御年80歳の料理評論家による上質なエッセイだ。レオナルドのファンはもちろん、趣味でイタリア料理を作る人や、フィレンツェ旅行者も、この夏休みにじっくりと楽しめるであろう。本書が書かれた契機は25年前に遡る。レオナルド研究の第一人者である裾分一弘から奨められたというのだ。イタリア料理の専門家である著者に対して、レオナルドの食事について調べるようにと言われたらしい。それ以降、著者はアトランティコ手稿のコピーなどを手にいれて研究を続けた。
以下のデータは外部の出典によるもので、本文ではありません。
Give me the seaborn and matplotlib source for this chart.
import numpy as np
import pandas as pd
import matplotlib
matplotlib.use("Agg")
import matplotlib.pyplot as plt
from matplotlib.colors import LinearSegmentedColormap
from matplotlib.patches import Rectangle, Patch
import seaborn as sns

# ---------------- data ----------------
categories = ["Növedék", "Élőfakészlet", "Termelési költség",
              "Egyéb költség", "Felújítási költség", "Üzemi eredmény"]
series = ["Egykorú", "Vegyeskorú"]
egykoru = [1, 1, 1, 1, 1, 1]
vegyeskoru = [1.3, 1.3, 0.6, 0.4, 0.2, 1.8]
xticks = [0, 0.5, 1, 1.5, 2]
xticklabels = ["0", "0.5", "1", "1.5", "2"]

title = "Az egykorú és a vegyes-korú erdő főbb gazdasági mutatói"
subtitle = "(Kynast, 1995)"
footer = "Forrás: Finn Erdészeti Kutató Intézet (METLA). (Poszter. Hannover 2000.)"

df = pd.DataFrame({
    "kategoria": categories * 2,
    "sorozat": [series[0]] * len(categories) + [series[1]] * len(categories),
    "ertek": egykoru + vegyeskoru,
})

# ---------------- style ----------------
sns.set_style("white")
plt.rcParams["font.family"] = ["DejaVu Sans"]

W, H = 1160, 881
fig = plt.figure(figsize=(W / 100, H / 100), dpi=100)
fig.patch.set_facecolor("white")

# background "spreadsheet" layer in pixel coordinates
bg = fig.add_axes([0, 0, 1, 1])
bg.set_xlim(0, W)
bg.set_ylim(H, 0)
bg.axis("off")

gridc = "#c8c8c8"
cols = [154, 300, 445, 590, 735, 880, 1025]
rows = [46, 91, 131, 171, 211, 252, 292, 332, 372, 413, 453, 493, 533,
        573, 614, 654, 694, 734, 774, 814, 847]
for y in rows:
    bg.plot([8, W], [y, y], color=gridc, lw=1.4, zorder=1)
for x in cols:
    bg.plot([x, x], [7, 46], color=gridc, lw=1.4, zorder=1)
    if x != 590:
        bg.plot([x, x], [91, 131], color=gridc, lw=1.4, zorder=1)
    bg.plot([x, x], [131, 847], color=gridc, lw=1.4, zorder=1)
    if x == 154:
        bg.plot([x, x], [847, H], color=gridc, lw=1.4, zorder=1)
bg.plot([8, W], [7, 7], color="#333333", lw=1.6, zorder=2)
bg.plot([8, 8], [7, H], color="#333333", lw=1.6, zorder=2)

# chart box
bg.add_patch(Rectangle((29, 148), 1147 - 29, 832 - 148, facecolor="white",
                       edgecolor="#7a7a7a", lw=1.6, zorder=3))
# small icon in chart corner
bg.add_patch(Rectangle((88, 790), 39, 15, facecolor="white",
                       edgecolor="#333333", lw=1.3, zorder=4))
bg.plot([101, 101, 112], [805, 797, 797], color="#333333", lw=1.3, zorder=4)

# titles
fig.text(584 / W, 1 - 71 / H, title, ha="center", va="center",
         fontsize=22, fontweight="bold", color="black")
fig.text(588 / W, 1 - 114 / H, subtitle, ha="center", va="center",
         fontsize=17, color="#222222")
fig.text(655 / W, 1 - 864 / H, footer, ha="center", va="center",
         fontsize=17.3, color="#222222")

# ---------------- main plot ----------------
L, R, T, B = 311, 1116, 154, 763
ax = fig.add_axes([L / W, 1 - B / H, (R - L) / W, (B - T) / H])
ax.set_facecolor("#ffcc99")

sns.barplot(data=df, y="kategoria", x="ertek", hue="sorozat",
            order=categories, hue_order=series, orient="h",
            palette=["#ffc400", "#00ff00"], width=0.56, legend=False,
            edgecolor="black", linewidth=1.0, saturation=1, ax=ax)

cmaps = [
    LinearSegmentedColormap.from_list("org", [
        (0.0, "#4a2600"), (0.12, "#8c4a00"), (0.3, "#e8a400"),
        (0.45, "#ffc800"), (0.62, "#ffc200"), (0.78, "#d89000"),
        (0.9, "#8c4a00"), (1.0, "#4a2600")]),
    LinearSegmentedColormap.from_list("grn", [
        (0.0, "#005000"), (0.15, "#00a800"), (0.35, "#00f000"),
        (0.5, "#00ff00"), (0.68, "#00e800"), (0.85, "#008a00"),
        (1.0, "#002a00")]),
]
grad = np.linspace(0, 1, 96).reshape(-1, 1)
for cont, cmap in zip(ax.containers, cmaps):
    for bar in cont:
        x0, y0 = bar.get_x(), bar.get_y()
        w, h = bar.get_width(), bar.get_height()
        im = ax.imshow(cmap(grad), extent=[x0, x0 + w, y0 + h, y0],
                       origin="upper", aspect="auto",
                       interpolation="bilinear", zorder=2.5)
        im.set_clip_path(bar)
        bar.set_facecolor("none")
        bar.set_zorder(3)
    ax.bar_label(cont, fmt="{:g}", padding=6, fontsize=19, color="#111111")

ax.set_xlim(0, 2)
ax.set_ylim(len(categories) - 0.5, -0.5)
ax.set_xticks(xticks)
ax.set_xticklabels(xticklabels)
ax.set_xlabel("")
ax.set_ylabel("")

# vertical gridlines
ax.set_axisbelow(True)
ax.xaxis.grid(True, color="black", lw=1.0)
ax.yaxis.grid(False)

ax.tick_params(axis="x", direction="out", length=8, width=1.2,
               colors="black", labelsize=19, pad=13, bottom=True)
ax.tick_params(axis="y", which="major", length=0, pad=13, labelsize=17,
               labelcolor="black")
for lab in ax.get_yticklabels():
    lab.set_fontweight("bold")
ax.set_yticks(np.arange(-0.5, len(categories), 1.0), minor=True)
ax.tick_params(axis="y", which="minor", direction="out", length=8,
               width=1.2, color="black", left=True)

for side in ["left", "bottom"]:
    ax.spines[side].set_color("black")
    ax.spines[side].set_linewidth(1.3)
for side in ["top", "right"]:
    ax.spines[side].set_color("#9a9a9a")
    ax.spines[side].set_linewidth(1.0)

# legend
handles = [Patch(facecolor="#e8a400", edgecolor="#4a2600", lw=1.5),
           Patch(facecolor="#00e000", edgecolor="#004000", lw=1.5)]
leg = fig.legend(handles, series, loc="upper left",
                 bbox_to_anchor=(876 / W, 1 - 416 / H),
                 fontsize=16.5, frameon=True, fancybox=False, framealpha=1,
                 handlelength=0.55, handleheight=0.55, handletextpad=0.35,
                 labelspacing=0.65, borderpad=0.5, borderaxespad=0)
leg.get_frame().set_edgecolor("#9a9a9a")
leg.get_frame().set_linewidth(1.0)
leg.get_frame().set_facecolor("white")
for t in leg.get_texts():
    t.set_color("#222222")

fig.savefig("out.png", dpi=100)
レオナルドの生い立ちと手稿を紹介する2編のエッセイのあと、3篇目から食の関する記述さがしがはじまる。著者はまず「インディゴ、澱粉、酢」という記述を見つける。これは残念ながら絵の具のレシピだった。「魚の膠、卵の白身」という項目はイミテーションの宝石をつくる手順だった。ついに著者は「ターメリック、ソラマメ、乾燥イチジク、干しブドウ、蜂蜜」という記述を見つけるのだが、これもガラスに塗るための絵の具のレシピだった。
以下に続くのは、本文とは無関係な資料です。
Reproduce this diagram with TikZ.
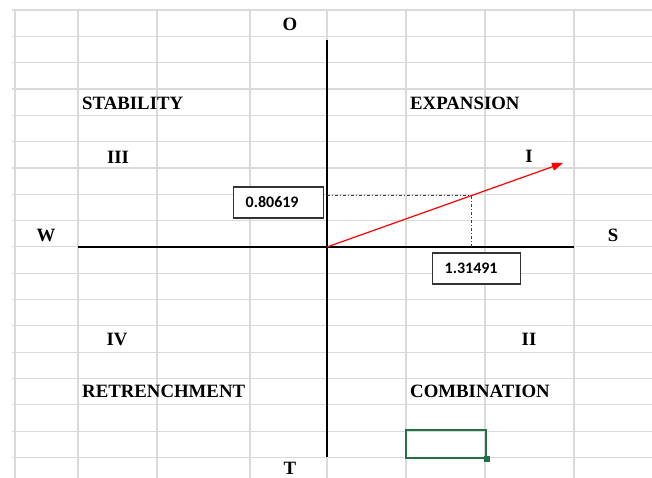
\documentclass[tikz,border=0pt]{standalone}
\usepackage{fontspec}
\setmainfont{Liberation Serif}
\newfontfamily\cellfont{Carlito}
\usetikzlibrary{arrows.meta}
\definecolor{gridgray}{HTML}{DADADA}
\definecolor{xlgreen}{HTML}{217346}

\begin{document}
\begin{tikzpicture}[x=1pt, y=-1pt,
    lbl/.style={inner sep=0pt, font=\fontsize{18.8}{20}\selectfont\bfseries},
    valbox/.style={draw=black!80, line width=1.3pt, fill=white, anchor=west, inner xsep=12pt,
        text width=66pt, minimum height=31pt, align=left, font=\cellfont\fontsize{16}{18}\selectfont\bfseries}]
    \useasboundingbox (0,0) rectangle (652,478);
    \fill[white] (0,0) rectangle (652,478);

    % sheet grid
    \foreach \gx in {15,78,157,250,327,406,485,574}
        \draw[gridgray, line width=1.2pt] (\gx,10) -- (\gx,478);
    \foreach \k in {0,...,17}
        \draw[gridgray, line width=1.2pt] (12,10+26.32*\k) -- (652,10+26.32*\k);

    % axes
    \coordinate (axN) at (327,40);
    \coordinate (axS) at (327,457);
    \coordinate (axW) at (78,247);
    \coordinate (axE) at (574,247);
    \coordinate (org) at (327,247);
    \coordinate (pt) at (471,196);
    \coordinate (tip) at (563,163);
    \draw[black, line width=1.8pt] (axN) -- (axS);
    \draw[black, line width=1.8pt] (axW) -- (axE);

    % projections
    \draw[black!75, line width=1pt, dash dot] (org |- pt) -- (pt) -- (pt |- org);
    \draw[red, line width=1.2pt, -{Triangle[length=11pt, width=8pt]}] (org) -- (tip);

    \node (valy) [valbox] at (233,202.5) {0.80619};
    \node (valx) [valbox, text width=64pt] at (432,268.5) {1.31491};

    % labels
    \node (lblO) [lbl] at (290,24) {O};
    \node (lblT) [lbl] at (290,468) {T};
    \node (lblW) [lbl] at (46,235) {W};
    \node (lblS) [lbl] at (613,235) {S};
    \node (stability) [lbl, anchor=west] at (82,103) {STABILITY};
    \node (expansion) [lbl, anchor=west] at (410,103) {EXPANSION};
    \node (retrenchment) [lbl, anchor=west] at (82,391) {RETRENCHMENT};
    \node (combination) [lbl, anchor=west] at (410,391) {COMBINATION};
    \node (q3) [lbl] at (118,157) {III};
    \node (q1) [lbl] at (529,156) {I};
    \node (q4) [lbl] at (117,339) {IV};
    \node (q2) [lbl] at (529,339) {II};

    % active cell
    \node (cell) [draw=xlgreen, line width=2pt, minimum width=80pt, minimum height=28pt, inner sep=0pt] at (445.5,443.5) {};
    \fill[xlgreen] ([xshift=-3pt, yshift=-3pt]cell.south east) rectangle ([xshift=3pt, yshift=3pt]cell.south east);
\end{tikzpicture}
\end{document}
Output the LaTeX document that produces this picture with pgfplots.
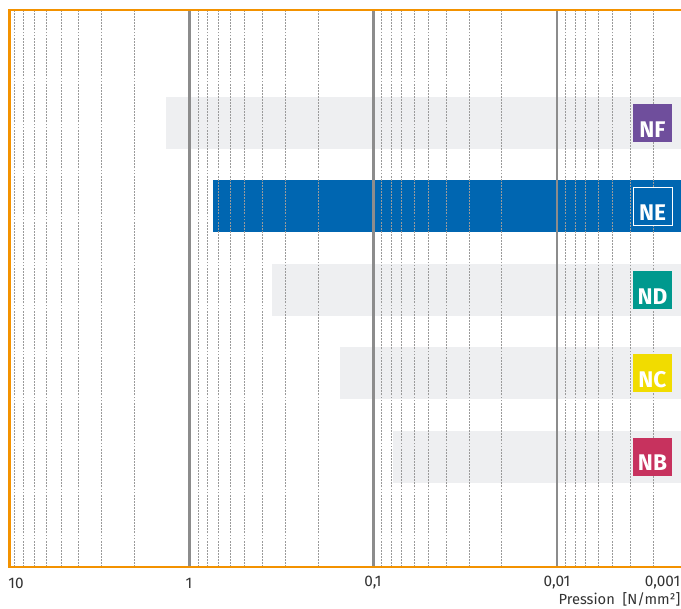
\documentclass[border=0pt]{standalone}
\usepackage{pgfplots}
\pgfplotsset{compat=1.18}
\usepackage{fontspec}
\setmainfont{Fira Sans}
\definecolor{orangeb}{HTML}{F39200}
\definecolor{bargray}{HTML}{EEEFF1}
\definecolor{neblue}{HTML}{0066B1}
\definecolor{nfpurple}{HTML}{6F4E9C}
\definecolor{ndteal}{HTML}{00998E}
\definecolor{ncyellow}{HTML}{F1DC00}
\definecolor{nbred}{HTML}{C7325E}
\definecolor{majgrid}{HTML}{8C8C8C}
\definecolor{mingrid}{HTML}{9A9A9A}
\definecolor{ticktext}{HTML}{333333}
\begin{document}
\begin{tikzpicture}
\useasboundingbox (-7.1pt,-30.75pt) rectangle (503.6pt,425.25pt);
\begin{axis}[
  at={(0,0)}, anchor=south west,
  scale only axis, width=503.6pt, height=417.75pt,
  xmode=log, x dir=reverse,
  xmin=0.00212, xmax=9.55,
  ymin=-0.324, ymax=6.354,
  axis line style={draw=none},
  tick style={draw=none},
  xtick={1,0.1,0.01},
  minor xtick={9,8,7,6,5,4,3,2,0.9,0.8,0.7,0.6,0.5,0.4,0.3,0.2,0.09,0.08,0.07,0.06,0.05,0.04,0.03,0.02,0.009,0.008,0.007,0.006,0.005,0.004,0.003},
  xticklabels={}, ytick=\empty,
  xmajorgrids, xminorgrids,
  major grid style={majgrid, line width=1.9pt},
  minor grid style={mingrid, line width=0.65pt, dash pattern=on 1.4pt off 0.9pt},
  axis on top,
]
\addplot[fill=bargray, draw=none, mark=none] coordinates {(1.35,4.6875)(0.00212,4.6875)(0.00212,5.3125)(1.35,5.3125)};
\addplot[fill=neblue, draw=none, mark=none] coordinates {(0.75,3.6875)(0.00212,3.6875)(0.00212,4.3125)(0.75,4.3125)};
\addplot[fill=bargray, draw=none, mark=none] coordinates {(0.354,2.6875)(0.00212,2.6875)(0.00212,3.3125)(0.354,3.3125)};
\addplot[fill=bargray, draw=none, mark=none] coordinates {(0.151,1.6875)(0.00212,1.6875)(0.00212,2.3125)(0.151,2.3125)};
\addplot[fill=bargray, draw=none, mark=none] coordinates {(0.0778,0.6875)(0.00212,0.6875)(0.00212,1.3125)(0.0778,1.3125)};
\coordinate (nf) at (axis cs:0.00303,5);
\coordinate (ne) at (axis cs:0.00303,4);
\coordinate (nd) at (axis cs:0.00303,3);
\coordinate (nc) at (axis cs:0.00303,2);
\coordinate (nb) at (axis cs:0.00303,1);
\end{axis}
\draw[orangeb, line width=1.9pt] (503.6pt,0pt) -- (0pt,0pt) -- (0pt,417.75pt) -- (503.6pt,417.75pt);
\tikzset{lbox/.style={minimum width=29.25pt, minimum height=28.5pt, inner sep=0pt}}
\tikzset{ltext/.style={text=white, font=\fontsize{17}{17}\selectfont\bfseries, anchor=base, inner sep=0pt}}
\foreach \c/\col/\t in {nf/nfpurple/NF, nd/ndteal/ND, nc/ncyellow/NC, nb/nbred/NB}{
  \node[lbox, fill=\col] (b\c) at (\c) {};
  \node[ltext] at ([yshift=3.7pt]b\c.south) {\t};
}
\node[lbox, fill=neblue, draw=white, line width=0.7pt] (bne) at (ne) {};
\node[ltext] at ([yshift=3.7pt]bne.south) {NE};
\tikzset{tl/.style={text=ticktext, font=\fontsize{11.5}{12}\selectfont, inner sep=0pt}}
\node[tl, anchor=west] at (-1pt,-12pt) {10};
\node[tl] at (134.6pt,-12pt) {1};
\node[tl] at (272.6pt,-12pt) {0,1};
\node[tl] at (410.6pt,-12pt) {0,01};
\node[tl, anchor=east] at (503.2pt,-12pt) {0,001};
\node[tl, anchor=east, font=\fontsize{11}{12}\selectfont] at (503.2pt,-24pt) {Pression\ \ [N/mm²]};
\end{tikzpicture}
\end{document}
それ以外にも著者は蜂蜜やクルミ油を使った「鳥もち」のレシピを見つける。その上で、「鳥もち」そのものについて、レオナルドも蔵書していたという『プリニウスの博物誌』のなかの記述を紹介する。本書はこのような脱線しながら、他の書物を紹介することが多く、これがじつに面白い。
もちろん、レオナルドは日々の家計簿のごとく金銭支出記録を残していた。食材だけでなく、衣料や葬式費用にいたるまでじつに細かい。購入した食材リストを眺めていると、現在イタリア料理に使われるほとんど全ての食材が揃っていたように見えるのだが、ただ1つ決定的に異なることがある。トマトがないのだ。トマトは大航海時代にはイタリアに伝わっていたのだが、食用になったのは18世紀になってからだ。
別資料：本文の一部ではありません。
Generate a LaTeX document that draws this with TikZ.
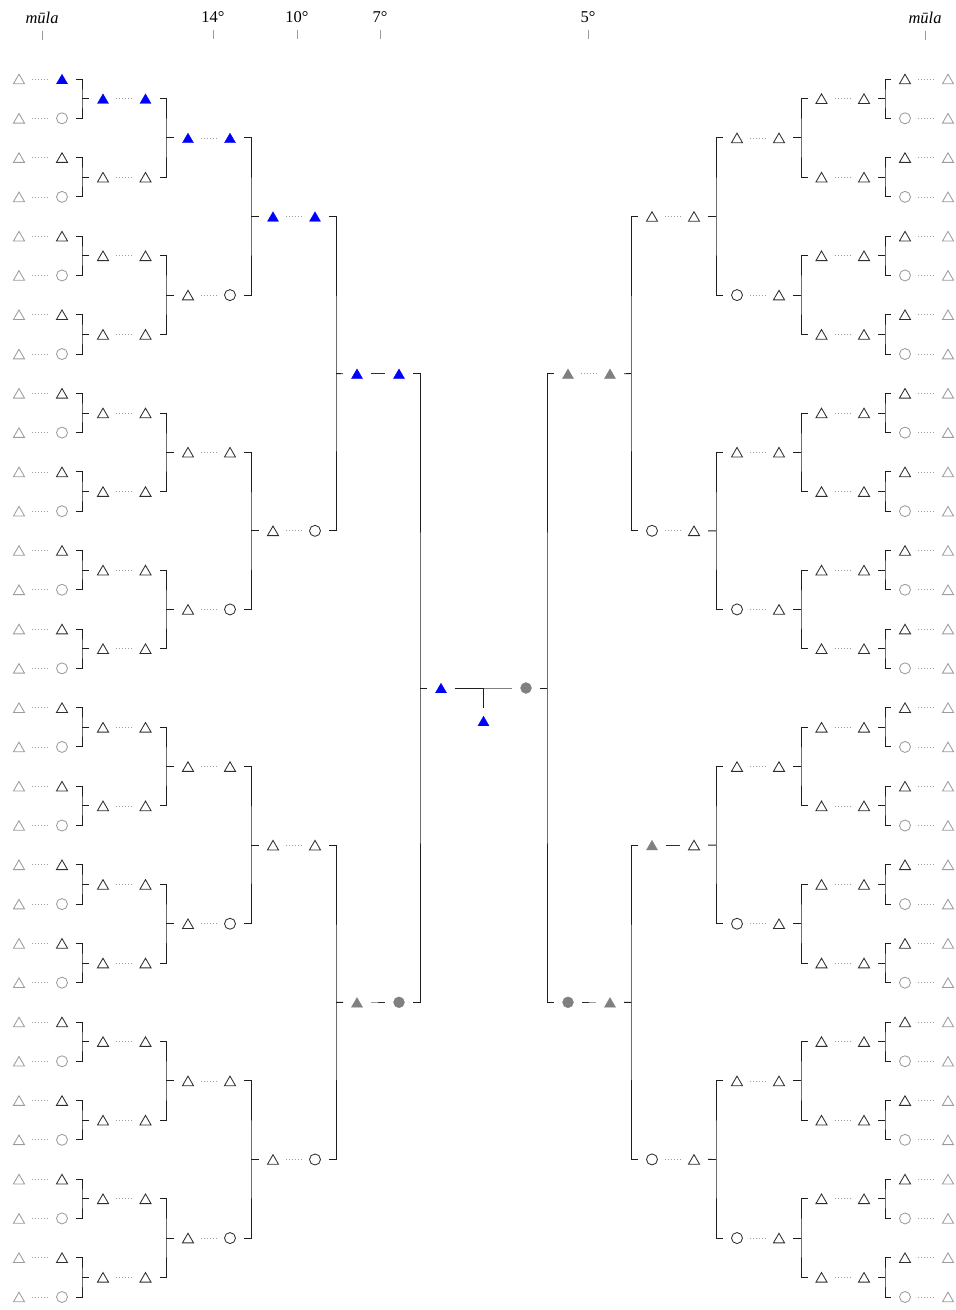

ミケランジェロの食生活という章では、文盲の料理女を買い物に行かせるために描いたミケランジェロのスケッチが載っている。ルネサンス時代の料理という章では、メディチ家の饗宴について詳しい。
付録はレオナルドの蔵書の中から生活に関する2冊を選んで紹介している。付録も含め全体として当時のフィレンツェ市民の生活が想像できるように編集されている。使われている図版の選択やトリミングも丁寧だし、カバーのデザインなども申し分ない。編集者のセンスが感じられる本だ。